Budweiser Racing Team Notes of Interest
After a weekend off, Kevin Harvick and the No. 29 Budweiser Chevrolet team travel to Richmond (Va.) International Raceway for Saturday’s Crown Royal presents the Matthew and Daniel Hansen 400.
This weekend the No. 29 Budweiser Chevrolet team will utilize chassis No. 332 from the Richard Childress Racing NASCAR Sprint Cup Series stable. Harvick has raced this car twice so far this year. Earlier this month he drove chassis No. 332 to Victory Lane at Martinsville (Va.) Speedway and in February he finished fourth in the same car at Phoenix International Raceway.
Last year at Richmond, Harvick and the No. 29 team started seventh in the spring race, led one lap and took home a third-place finish. In the fall event at the track, he started 20th and finished ninth.
· In 20 starts at Richmond International Raceway, Harvick has earned one pole award (September 2005), one win (September 2006), five top fives and 13 top-10 finishes. He’s completed 98.6 percent (7,887 of 8,003) total laps and has led 727 laps at the 0.75-mile track. Harvick has an average starting position of 18th and an average finishing position of 12th at Richmond.
· Harvick has scored top-10 finishes in 11 of the last 12 races at Richmond International Raceway. His average finish in that span is 8.6.
· Harvick owns a number of notable loop data statistics at Richmond International Raceway as he enters this weekend’s race: first in laps run in the top 15 (4,425 – 92 percent), first quality passes (379), second in average running position (7.3), second in laps led (680), third in drivers rating (112.1), third in fastest laps run (358), third in average green-flag speed (116.834 mph) and fifth in drivers fastest late in a run.

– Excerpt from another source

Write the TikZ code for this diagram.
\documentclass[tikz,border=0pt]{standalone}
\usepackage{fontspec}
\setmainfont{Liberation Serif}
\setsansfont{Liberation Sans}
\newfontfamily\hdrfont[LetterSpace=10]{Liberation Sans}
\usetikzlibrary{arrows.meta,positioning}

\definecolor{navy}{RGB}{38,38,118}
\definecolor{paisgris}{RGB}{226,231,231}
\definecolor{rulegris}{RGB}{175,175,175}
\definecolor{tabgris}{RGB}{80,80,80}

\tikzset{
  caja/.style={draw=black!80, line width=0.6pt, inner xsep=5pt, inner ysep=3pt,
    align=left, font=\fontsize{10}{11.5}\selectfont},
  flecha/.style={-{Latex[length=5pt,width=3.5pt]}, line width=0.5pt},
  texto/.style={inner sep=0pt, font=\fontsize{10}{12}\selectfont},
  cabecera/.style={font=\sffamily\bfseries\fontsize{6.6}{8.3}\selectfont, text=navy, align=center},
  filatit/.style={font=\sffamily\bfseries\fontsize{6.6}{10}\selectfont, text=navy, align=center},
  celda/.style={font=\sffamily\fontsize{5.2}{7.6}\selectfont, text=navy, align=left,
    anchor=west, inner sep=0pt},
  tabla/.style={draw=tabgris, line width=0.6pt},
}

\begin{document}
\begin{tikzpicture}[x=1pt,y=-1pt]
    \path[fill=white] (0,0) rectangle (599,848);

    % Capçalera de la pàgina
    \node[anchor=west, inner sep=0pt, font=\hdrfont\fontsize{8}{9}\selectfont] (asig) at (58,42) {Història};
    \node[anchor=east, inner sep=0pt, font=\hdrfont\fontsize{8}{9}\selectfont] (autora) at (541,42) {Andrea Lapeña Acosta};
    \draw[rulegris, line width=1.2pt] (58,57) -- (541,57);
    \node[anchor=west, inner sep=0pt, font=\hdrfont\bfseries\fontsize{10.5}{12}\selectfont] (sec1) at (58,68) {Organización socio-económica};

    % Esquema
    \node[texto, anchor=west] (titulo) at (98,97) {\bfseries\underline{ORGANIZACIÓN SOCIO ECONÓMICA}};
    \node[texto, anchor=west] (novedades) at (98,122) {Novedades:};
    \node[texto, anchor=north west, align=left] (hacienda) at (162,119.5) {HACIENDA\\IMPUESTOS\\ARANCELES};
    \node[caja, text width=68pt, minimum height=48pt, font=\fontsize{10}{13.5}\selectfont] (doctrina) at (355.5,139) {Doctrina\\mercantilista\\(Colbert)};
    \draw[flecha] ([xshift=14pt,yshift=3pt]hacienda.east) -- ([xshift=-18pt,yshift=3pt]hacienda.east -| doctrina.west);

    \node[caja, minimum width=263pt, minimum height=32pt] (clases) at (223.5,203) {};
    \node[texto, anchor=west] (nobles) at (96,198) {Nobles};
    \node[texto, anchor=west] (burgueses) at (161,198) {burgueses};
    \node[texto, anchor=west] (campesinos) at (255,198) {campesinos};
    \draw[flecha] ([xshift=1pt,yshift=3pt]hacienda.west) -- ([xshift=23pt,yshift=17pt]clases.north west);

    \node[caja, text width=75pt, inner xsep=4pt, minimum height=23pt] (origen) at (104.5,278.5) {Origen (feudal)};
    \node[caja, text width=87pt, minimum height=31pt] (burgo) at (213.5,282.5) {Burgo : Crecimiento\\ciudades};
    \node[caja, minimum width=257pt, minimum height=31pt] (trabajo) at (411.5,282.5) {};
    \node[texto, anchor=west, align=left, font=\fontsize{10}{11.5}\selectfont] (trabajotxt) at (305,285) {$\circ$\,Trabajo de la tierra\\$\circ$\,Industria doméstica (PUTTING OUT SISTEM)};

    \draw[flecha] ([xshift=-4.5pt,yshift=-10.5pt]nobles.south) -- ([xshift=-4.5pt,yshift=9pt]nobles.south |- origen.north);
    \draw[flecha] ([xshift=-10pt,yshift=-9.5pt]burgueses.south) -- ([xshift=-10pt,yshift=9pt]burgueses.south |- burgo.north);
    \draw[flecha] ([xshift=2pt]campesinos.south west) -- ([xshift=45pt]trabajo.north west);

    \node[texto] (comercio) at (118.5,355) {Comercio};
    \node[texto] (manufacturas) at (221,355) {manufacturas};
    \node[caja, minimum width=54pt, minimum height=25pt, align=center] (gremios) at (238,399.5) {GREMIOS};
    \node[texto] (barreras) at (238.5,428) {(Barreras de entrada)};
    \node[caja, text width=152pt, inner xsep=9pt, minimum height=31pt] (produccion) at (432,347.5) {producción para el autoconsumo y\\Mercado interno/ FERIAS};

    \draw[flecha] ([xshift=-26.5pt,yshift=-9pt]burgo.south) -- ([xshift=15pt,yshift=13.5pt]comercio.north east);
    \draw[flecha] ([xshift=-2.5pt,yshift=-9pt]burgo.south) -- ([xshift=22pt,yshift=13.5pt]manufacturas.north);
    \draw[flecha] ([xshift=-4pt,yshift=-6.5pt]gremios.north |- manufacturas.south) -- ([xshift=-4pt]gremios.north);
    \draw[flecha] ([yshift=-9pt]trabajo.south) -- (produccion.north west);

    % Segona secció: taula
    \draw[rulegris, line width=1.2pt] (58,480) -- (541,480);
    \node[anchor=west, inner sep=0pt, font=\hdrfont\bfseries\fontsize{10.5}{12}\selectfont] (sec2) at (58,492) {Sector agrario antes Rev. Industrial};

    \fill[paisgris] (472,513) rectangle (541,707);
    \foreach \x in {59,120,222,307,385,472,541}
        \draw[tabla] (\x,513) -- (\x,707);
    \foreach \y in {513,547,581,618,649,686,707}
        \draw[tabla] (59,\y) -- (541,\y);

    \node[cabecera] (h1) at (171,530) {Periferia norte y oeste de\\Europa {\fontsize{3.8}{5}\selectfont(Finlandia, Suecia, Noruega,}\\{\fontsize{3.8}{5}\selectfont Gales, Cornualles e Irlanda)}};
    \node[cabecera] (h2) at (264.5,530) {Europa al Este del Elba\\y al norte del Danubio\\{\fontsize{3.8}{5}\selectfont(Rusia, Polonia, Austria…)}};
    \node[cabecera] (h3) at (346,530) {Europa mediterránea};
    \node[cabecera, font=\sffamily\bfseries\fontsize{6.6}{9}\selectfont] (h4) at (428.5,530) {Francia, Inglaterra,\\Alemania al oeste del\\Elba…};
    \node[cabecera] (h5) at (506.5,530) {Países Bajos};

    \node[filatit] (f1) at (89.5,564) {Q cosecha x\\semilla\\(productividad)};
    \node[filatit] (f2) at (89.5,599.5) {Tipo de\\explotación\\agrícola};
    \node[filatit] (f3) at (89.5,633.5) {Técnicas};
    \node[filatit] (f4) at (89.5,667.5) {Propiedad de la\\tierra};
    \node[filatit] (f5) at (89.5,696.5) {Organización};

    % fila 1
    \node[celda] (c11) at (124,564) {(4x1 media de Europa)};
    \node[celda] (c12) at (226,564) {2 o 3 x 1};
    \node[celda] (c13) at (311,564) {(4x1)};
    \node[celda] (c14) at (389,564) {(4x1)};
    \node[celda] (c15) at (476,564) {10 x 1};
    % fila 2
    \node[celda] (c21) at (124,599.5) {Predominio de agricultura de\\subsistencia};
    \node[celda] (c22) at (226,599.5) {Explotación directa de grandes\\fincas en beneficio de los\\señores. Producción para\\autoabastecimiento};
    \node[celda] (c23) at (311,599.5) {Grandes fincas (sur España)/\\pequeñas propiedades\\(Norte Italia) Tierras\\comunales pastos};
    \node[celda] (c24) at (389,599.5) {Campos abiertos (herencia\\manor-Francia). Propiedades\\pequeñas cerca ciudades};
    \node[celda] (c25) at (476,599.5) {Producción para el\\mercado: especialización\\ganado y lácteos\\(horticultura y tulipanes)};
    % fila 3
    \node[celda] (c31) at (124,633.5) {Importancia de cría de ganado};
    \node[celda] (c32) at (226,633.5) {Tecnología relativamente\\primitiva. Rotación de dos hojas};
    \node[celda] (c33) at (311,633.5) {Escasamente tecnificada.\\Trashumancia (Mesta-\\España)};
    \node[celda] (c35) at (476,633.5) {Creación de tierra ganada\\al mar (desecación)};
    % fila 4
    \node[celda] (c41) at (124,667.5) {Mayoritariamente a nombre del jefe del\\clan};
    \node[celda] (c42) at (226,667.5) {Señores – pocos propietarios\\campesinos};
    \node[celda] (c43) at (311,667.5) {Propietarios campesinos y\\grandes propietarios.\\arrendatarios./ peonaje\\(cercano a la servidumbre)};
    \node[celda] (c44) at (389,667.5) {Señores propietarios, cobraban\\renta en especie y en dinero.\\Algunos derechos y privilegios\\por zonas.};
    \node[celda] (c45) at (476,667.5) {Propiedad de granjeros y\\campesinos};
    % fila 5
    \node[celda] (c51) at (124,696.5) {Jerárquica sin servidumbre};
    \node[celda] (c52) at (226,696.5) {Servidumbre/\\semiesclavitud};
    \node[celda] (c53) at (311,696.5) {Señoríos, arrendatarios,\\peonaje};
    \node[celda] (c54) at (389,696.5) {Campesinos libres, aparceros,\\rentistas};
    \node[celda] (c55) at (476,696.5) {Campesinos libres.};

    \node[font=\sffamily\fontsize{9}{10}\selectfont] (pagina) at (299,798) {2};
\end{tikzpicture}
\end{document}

· Eight races into the 2011 season, Harvick is ranked fourth in the NASCAR Sprint Cup Series driver point standings after earning two wins, four top fives and five top-10 finishes.
Kevin Harvick discusses racing at Richmond International Raceway and the start of the 2011 Sprint Cup season:
There have been seven different winners in the first eight races. Talk about what that says about the level of competition at the Sprint Cup level?
“I think it’s a great sign for the health of the sport to see all the different organizations competitive. Really, since the Chase has started, it’s been so competitive trying to get into those top-10 or 12 spots for the Chase. It seems like from race one to 26, you do everything you can in order to get into one of those spots. Everyone is digging from lap 1 to get everything they can for their teams and sponsors to make it happen.”
Richmond has been a good track for you and your team.
“Richmond has probably been our best track on paper in both divisions. We’ve been fortunate to win some races there. We look at that place as if we’re having a bad start, that at least when we go to Richmond, we expect a top 10 out of the car. If everything is running well, you expect to be competitive and running up front.”
Talk about why you think you’ve performed so well at Richmond.
“When I was growing up, we spent a lot of time at Phoenix racing and really from day one we’ve always been successful on the flatter type race tracks through the years. Richmond has been a very good race track for us. I think it’s just kind of how I was brought up. We just adapted well right off the bat to those types of race tracks.”